Congregations that were sparse before the pandemic have gotten even thinner since it started. Tight budgets continue to shrink, priests are tending to multiple congregations and tight budgets mean security that’s too loose.
From The New York Times:
Deflated, Father Frank Tumino stepped into the pulpit at St. Francis Xavier Church in Brooklyn on Tuesday morning. Six blocks away, St. Augustine’s, the other church where he serves as pastor, was closed and cordoned off with police tape. At its center was a literal and figurative hole.
“This is just one more blow,” Father Tumino said after presiding over Mass. He was referring to the theft of St. Augustine’s tabernacle, a $2 million gold treasure that was separated from its 19th-century foundation last week with a power saw before presumably vanishing into the murky underground of stolen artifacts.
The ornate tabernacle box that held the eucharist — the consecrated wafers that the faithful believe embody Jesus Christ — disappeared from the Park Slope church’s sanctuary sometime between last Thursday evening and Saturday afternoon, the police said.

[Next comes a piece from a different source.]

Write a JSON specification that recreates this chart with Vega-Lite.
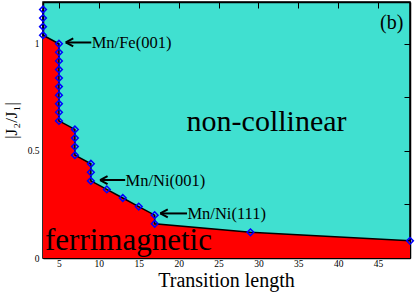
{
  "$schema": "https://vega.github.io/schema/vega-lite/v6.json",
  "width": 367,
  "height": 256,
  "autosize": {"type": "none"},
  "padding": {"left": 43, "top": 2, "right": 5, "bottom": 35},
  "datasets": {
    "boundary": [
      {"x": 3, "y": 1.16},
      {"x": 3, "y": 1.12},
      {"x": 3, "y": 1.08},
      {"x": 3, "y": 1.04},
      {"x": 5, "y": 1.00},
      {"x": 5, "y": 0.96},
      {"x": 5, "y": 0.92},
      {"x": 5, "y": 0.88},
      {"x": 5, "y": 0.84},
      {"x": 5, "y": 0.80},
      {"x": 5, "y": 0.76},
      {"x": 5, "y": 0.72},
      {"x": 5, "y": 0.68},
      {"x": 5, "y": 0.64},
      {"x": 7, "y": 0.60},
      {"x": 7, "y": 0.56},
      {"x": 7, "y": 0.52},
      {"x": 7, "y": 0.48},
      {"x": 9, "y": 0.44},
      {"x": 9, "y": 0.40},
      {"x": 9, "y": 0.36},
      {"x": 11, "y": 0.32},
      {"x": 13, "y": 0.28},
      {"x": 15, "y": 0.24},
      {"x": 17, "y": 0.20},
      {"x": 17, "y": 0.16},
      {"x": 29, "y": 0.12},
      {"x": 49, "y": 0.08}
    ],
    "notes": [
      {"label": "Mn/Fe(001)", "tipx": 5.85, "tipy": 1.006, "tailx": 9.05, "tx": 9.1, "ty": 0.98},
      {"label": "Mn/Ni(001)", "tipx": 10.15, "tipy": 0.364, "tailx": 13.3, "tx": 13.35, "ty": 0.338},
      {"label": "Mn/Ni(111)", "tipx": 17.7, "tipy": 0.208, "tailx": 21.05, "tx": 21.1, "ty": 0.183}
    ]
  },
  "layer": [
    {
      "data": {"name": "boundary"},
      "mark": {"type": "area", "color": "#ff0000", "orient": "vertical"},
      "encoding": {
        "x": {"field": "x", "type": "quantitative", "scale": {"domain": [3, 49], "nice": false, "zero": false},
          "axis": {"orient": "bottom", "values": [5, 10, 15, 20, 25, 30, 35, 40, 45], "title": "Transition length",
            "tickSize": -6, "labelPadding": 6, "titleFontSize": 20, "titleBaseline": "alphabetic", "titleY": 28.5, "titleX": 183}},
        "y": {"field": "y", "type": "quantitative", "stack": null, "scale": {"domain": [0, 1.195], "nice": false},
          "axis": {"orient": "left", "values": [0, 0.25, 0.5, 0.75, 1], "title": "|J₂/J₁|",
            "labelExpr": "datum.value == 0.25 || datum.value == 0.75 ? '' : (datum.value == 0.5 ? '0.5' : (datum.value == 1 ? '1' : '0'))",
            "labelOverlap": false,
            "tickSize": -6, "labelPadding": 10, "titleFontSize": 17, "titleAngle": -90, "titleBaseline": "alphabetic",
            "titleAlign": "center", "titleX": -27, "titleY": 118}}
      }
    },
    {
      "data": {"name": "boundary"},
      "mark": {"type": "line", "color": "black", "strokeWidth": 1.5},
      "encoding": {
        "x": {"field": "x", "type": "quantitative",
          "axis": {"orient": "top", "values": [5, 10, 15, 20, 25, 30, 35, 40, 45], "labels": false, "title": null, "tickSize": -6}},
        "y": {"field": "y", "type": "quantitative",
          "axis": {"orient": "right", "values": [0, 0.25, 0.5, 0.75, 1], "labels": false, "title": null, "tickSize": -6}}
      }
    },
    {
      "data": {"name": "boundary"},
      "mark": {"type": "point", "shape": "diamond", "filled": false, "color": "#0000ff", "strokeWidth": 1.5, "size": 45, "clip": false, "opacity": 1},
      "encoding": {
        "x": {"field": "x", "type": "quantitative", "axis": null},
        "y": {"field": "y", "type": "quantitative", "axis": null}
      }
    },
    {
      "data": {"name": "notes"},
      "mark": {"type": "rule", "color": "black", "strokeWidth": 2},
      "encoding": {
        "x": {"field": "tipx", "type": "quantitative", "axis": null},
        "x2": {"field": "tailx"},
        "y": {"field": "tipy", "type": "quantitative", "axis": null}
      }
    },
    {
      "data": {"name": "notes"},
      "mark": {"type": "point", "shape": "M0,0L1.5,-0.8M0,0L1.5,0.8", "filled": false, "color": "black", "strokeWidth": 2, "size": 100, "opacity": 1},
      "encoding": {
        "x": {"field": "tipx", "type": "quantitative", "axis": null},
        "y": {"field": "tipy", "type": "quantitative", "axis": null}
      }
    },
    {
      "data": {"name": "notes"},
      "mark": {"type": "text", "font": "'Liberation Serif', 'DejaVu Serif', serif", "fontSize": 16.5, "align": "left", "baseline": "alphabetic", "color": "black"},
      "encoding": {
        "x": {"field": "tx", "type": "quantitative", "axis": null},
        "y": {"field": "ty", "type": "quantitative", "axis": null},
        "text": {"field": "label"}
      }
    },
    {
      "data": {"values": [{"label": "non-collinear", "x": 21.0, "y": 0.594}]},
      "mark": {"type": "text", "font": "'Liberation Serif', 'DejaVu Serif', serif", "fontSize": 30, "align": "left", "baseline": "alphabetic", "color": "black"},
      "encoding": {
        "x": {"field": "x", "type": "quantitative", "axis": null},
        "y": {"field": "y", "type": "quantitative", "axis": null},
        "text": {"field": "label"}
      }
    },
    {
      "data": {"values": [{"label": "ferrimagnetic", "x": 3.25, "y": 0.037}]},
      "mark": {"type": "text", "font": "'Liberation Serif', 'DejaVu Serif', serif", "fontSize": 31, "align": "left", "baseline": "alphabetic", "color": "black"},
      "encoding": {
        "x": {"field": "x", "type": "quantitative", "axis": null},
        "y": {"field": "y", "type": "quantitative", "axis": null},
        "text": {"field": "label"}
      }
    },
    {
      "data": {"values": [{"label": "(b)", "x": 48.17, "y": 1.071}]},
      "mark": {"type": "text", "font": "'Liberation Serif', 'DejaVu Serif', serif", "fontSize": 20, "align": "right", "baseline": "alphabetic", "color": "black"},
      "encoding": {
        "x": {"field": "x", "type": "quantitative", "axis": null},
        "y": {"field": "y", "type": "quantitative", "axis": null},
        "text": {"field": "label"}
      }
    }
  ],
  "resolve": {"axis": {"x": "independent", "y": "independent"}},
  "config": {
    "view": {"fill": "#40e0d0", "stroke": "black", "strokeWidth": 1.5},
    "axis": {
      "grid": false,
      "domainColor": "black",
      "domainWidth": 1.5,
      "tickColor": "black",
      "tickWidth": 1,
      "labelFont": "'Liberation Serif', 'DejaVu Serif', serif",
      "labelFontSize": 9.5,
      "labelColor": "black",
      "titleFont": "'Liberation Serif', 'DejaVu Serif', serif",
      "titleFontWeight": "normal",
      "titleColor": "black"
    }
  }
}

The church, which was under construction at the time, had security cameras, but they were not working, the police said. Regardless, Father Tumino said, whoever stole the tabernacle thought to grab the digital recorder on which the videos would have been stored.
For the Brooklyn diocese, the burglary was just the latest piece of bad news, Father Tumino said. Congregations that were sparse before the pandemic have gotten even thinner since it started. Tight budgets continue to shrink, he said, priests are tending to multiple congregations and tight budgets mean security that’s too loose.

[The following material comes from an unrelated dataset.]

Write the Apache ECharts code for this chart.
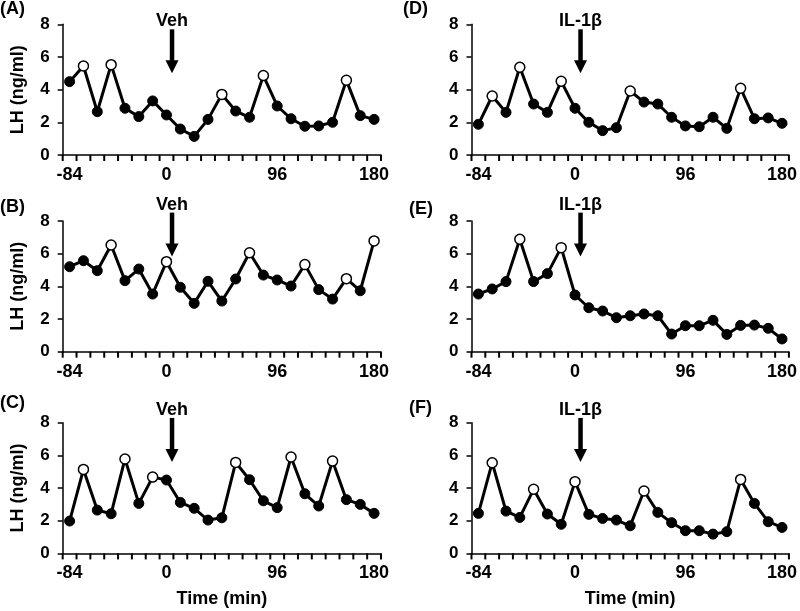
<!DOCTYPE html>
<html>
<head>
<meta charset="utf-8">
<script src="https://cdn.jsdelivr.net/npm/echarts@6/dist/echarts.min.js"></script>
<style>
html,body{margin:0;padding:0;background:#fff;}
#c{width:800px;height:611px;}
</style>
</head>
<body>
<div id="c"></div>
<script>
// Time categories (min)
const timeCats = ['-84','-72','-60','-48','-36','-24','-12','0','12','24','36','48','60','72','84','96','108','120','132','144','156','168','180'];
const shownTimeLabels = ['-84','0','96','180'];
// tick-mark scale: boundaries between 12-min samples
const tickScale = {min:-90, max:186, interval:12};

// LH values (ng/ml)
const lhA = [4.49,5.45,2.65,5.53,2.86,2.35,3.31,2.45,1.59,1.14,2.18,3.71,2.69,2.31,4.86,3.00,2.22,1.76,1.78,2.00,4.57,2.41,2.18];
const lhB = [5.20,5.57,4.96,6.53,4.35,5.06,3.53,5.51,3.94,2.96,4.31,3.10,4.45,6.06,4.69,4.39,4.02,5.33,3.80,3.22,4.47,3.73,6.78];
const lhC = [1.98,5.14,2.65,2.43,5.78,3.06,4.67,4.49,3.12,2.76,2.04,2.18,5.57,4.51,3.22,2.80,5.90,3.65,2.90,5.65,3.29,3.00,2.45];
const lhD = [1.88,3.61,2.61,5.37,3.12,2.61,4.51,2.86,2.00,1.49,1.67,3.92,3.24,3.12,2.31,1.78,1.73,2.31,1.63,4.08,2.22,2.27,1.94];
const lhE = [3.53,3.84,4.29,6.88,4.29,4.78,6.37,3.47,2.69,2.49,2.08,2.20,2.31,2.20,1.08,1.59,1.59,1.92,1.06,1.61,1.63,1.43,0.78];
const lhF = [2.45,5.55,2.59,2.20,3.92,2.41,1.78,4.39,2.39,2.14,2.04,1.69,3.82,2.51,1.88,1.39,1.39,1.18,1.33,4.53,3.06,1.94,1.59];

// indices of pulse peaks (open circles)
const peaksA = [1,3,11,14,20];
const peaksB = [3,7,13,17,20,22];
const peaksC = [1,4,6,12,16,19];
const peaksD = [1,3,6,11,19];
const peaksE = [3,6];
const peaksF = [1,4,7,12,19];

const panelLetters = ['(A)','(B)','(C)','(D)','(E)','(F)'];
const treatments = ['Veh','Veh','Veh','IL-1β','IL-1β','IL-1β'];
const arrowTips = [5.0,5.82,5.6,5.0,5.82,5.6];

const yTicks = {min:0, max:8, interval:2};
const FONT = '"Liberation Sans", Arial, Helvetica, sans-serif';

const panels = [
  {vals:lhA, peaks:peaksA},
  {vals:lhB, peaks:peaksB},
  {vals:lhC, peaks:peaksC},
  {vals:lhD, peaks:peaksD},
  {vals:lhE, peaks:peaksE},
  {vals:lhF, peaks:peaksF}
];

const gridPos = [
  {left:62.7, top:24.3, width:318.3, height:130.7},
  {left:62.7, top:221, width:318.3, height:130.7},
  {left:62.7, top:422.7, width:318.3, height:130.7},
  {left:471.5, top:24.3, width:319.2, height:130.7},
  {left:471.5, top:221, width:319.2, height:130.7},
  {left:471.5, top:422.7, width:319.2, height:130.7}
];
const letterPos = [
  {left:0, top:0},{left:0, top:198},{left:0, top:394},
  {left:403, top:0},{left:409, top:200},{left:409, top:399}
];

const grids = [], xAxes = [], yAxes = [], series = [], titles = [];
panels.forEach((p, i) => {
  grids.push(Object.assign({containLabel:false}, gridPos[i]));
  const bottom = (i === 2 || i === 5);
  const leftCol = i < 3;
  // category axis: labels, line, name
  xAxes.push({
    type:'category', gridIndex:i, data:timeCats, boundaryGap:true, position:'bottom',
    axisLine:{show:true, onZero:false, lineStyle:{color:'#000', width:1.5}},
    axisTick:{show:false},
    axisLabel:{
      interval:(idx, val) => shownTimeLabels.indexOf(val) >= 0,
      color:'#000', fontFamily:FONT, fontWeight:'bold', fontSize:18, margin:11
    },
    splitLine:{show:false},
    name: bottom ? 'Time (min)' : '',
    nameLocation:'middle', nameGap:37,
    nameTextStyle:{color:'#000', fontFamily:FONT, fontWeight:'bold', fontSize:18}
  });
  // value axis (hidden): scale for tick marks at sample boundaries
  xAxes.push({
    type:'value', gridIndex:i, position:'bottom', offset:0,
    min:tickScale.min, max:tickScale.max, interval:tickScale.interval,
    axisLine:{show:false, onZero:false},
    axisTick:{show:false},
    axisLabel:{show:false},
    splitLine:{show:false}
  });
  yAxes.push({
    type:'value', gridIndex:i, min:yTicks.min, max:yTicks.max, interval:yTicks.interval,
    axisLine:{show:true, onZero:false, lineStyle:{color:'#000', width:1.5}},
    axisTick:{show:true, length:5, lineStyle:{color:'#000', width:1.5}},
    axisLabel:{color:'#000', fontFamily:FONT, fontWeight:'bold', fontSize:17, margin:13},
    splitLine:{show:false},
    name: leftCol ? 'LH (ng/ml)' : '',
    nameLocation:'middle', nameGap:36, nameRotate:90,
    nameTextStyle:{color:'#000', fontFamily:FONT, fontWeight:'bold', fontSize:18}
  });
  series.push({
    type:'line', xAxisIndex:2*i, yAxisIndex:i,
    data: p.vals.map((v, k) => ({
      value: v,
      itemStyle: p.peaks.indexOf(k) >= 0
        ? {color:'#fff', borderColor:'#000', borderWidth:1.5}
        : {color:'#000', borderColor:'#000', borderWidth:1}
    })),
    symbol:'circle', symbolSize:10, showSymbol:true, showAllSymbol:true,
    lineStyle:{color:'#000', width:3},
    itemStyle:{color:'#000'},
    animation:false, silent:true, z:3
  });
  titles.push({
    text: panelLetters[i], left: letterPos[i].left, top: letterPos[i].top, padding:0,
    textStyle:{color:'#000', fontFamily:FONT, fontWeight:'bold', fontSize:18}
  });
});

const chart = echarts.init(document.getElementById('c'), null, {renderer:'canvas'});
chart.setOption({
  animation:false,
  backgroundColor:'#fff',
  title: titles,
  grid: grids, xAxis: xAxes, yAxis: yAxes, series: series
});

const graphics = [];
panels.forEach((p, i) => {
  // x tick marks at sample boundaries, positioned with the tick-scale axis
  const yBase = chart.convertToPixel({yAxisIndex:i}, yTicks.min);
  for (let v = tickScale.min; v <= tickScale.max; v += tickScale.interval) {
    const tx = chart.convertToPixel({xAxisIndex:2*i + 1}, v);
    graphics.push({
      type:'line', shape:{x1:tx, y1:yBase, x2:tx, y2:yBase + 6},
      style:{stroke:'#000', lineWidth:2}, z:5, silent:true
    });
  }
  // treatment arrow annotation
  const p0 = chart.convertToPixel({seriesIndex:i}, [7, arrowTips[i]]);
  const p1 = chart.convertToPixel({seriesIndex:i}, [8, arrowTips[i]]);
  const ax = p0[0] + 0.4 * (p1[0] - p0[0]);
  const tipY = p0[1];
  const headH = 13, headW = 13, shaftW = 4.5, len = 44;
  const shaftTop = tipY - len;
  graphics.push({
    type:'rect', shape:{x:ax - shaftW/2, y:shaftTop, width:shaftW, height:len - headH + 1},
    style:{fill:'#000'}, z:10
  });
  graphics.push({
    type:'polygon', shape:{points:[[ax - headW/2, tipY - headH],[ax + headW/2, tipY - headH],[ax, tipY]]},
    style:{fill:'#000'}, z:10
  });
  graphics.push({
    type:'text', x:ax, y:shaftTop + 1,
    style:{text:treatments[i], fill:'#000', font:'bold 18px ' + FONT, textAlign:'center', textVerticalAlign:'bottom'},
    z:10
  });
});
chart.setOption({graphic: graphics});
</script>
</body>
</html>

“Understand: These parishes have been decimated,” Father Tumino said.
“These parishes need between $10 million and $15 million worth of work,” he added. “I’ve been entrusted with doing that, and there is not that money available, so you have to choose what you can pick and do now.”
… The police said the tabernacle was pure gold, but a church program from 2013 said it was sterling silver and plated in 18-karat gold. Both placed the tabernacle’s value in the seven figures; the police estimated it to be around $2 million.
The piece was insured, a diocese spokeswoman said, although it was unclear by whom and for how much.
The significance of the tabernacle goes beyond monetary value or even Catholic faith — the vessel is a Brooklyn relic in its own right, a bejeweled ghost of an era when Park Slope was populated by German and Irish immigrants, many of them Catholics.
… Whoever took the St. Augustine’s tabernacle also tossed the eucharist across the altar, and decapitated a statue of an angel, the diocese said. For those who adhere to the Catholic faith, the strewing about of the eucharist was as shocking as the burglary of its receptacle, a diocese spokeswoman said.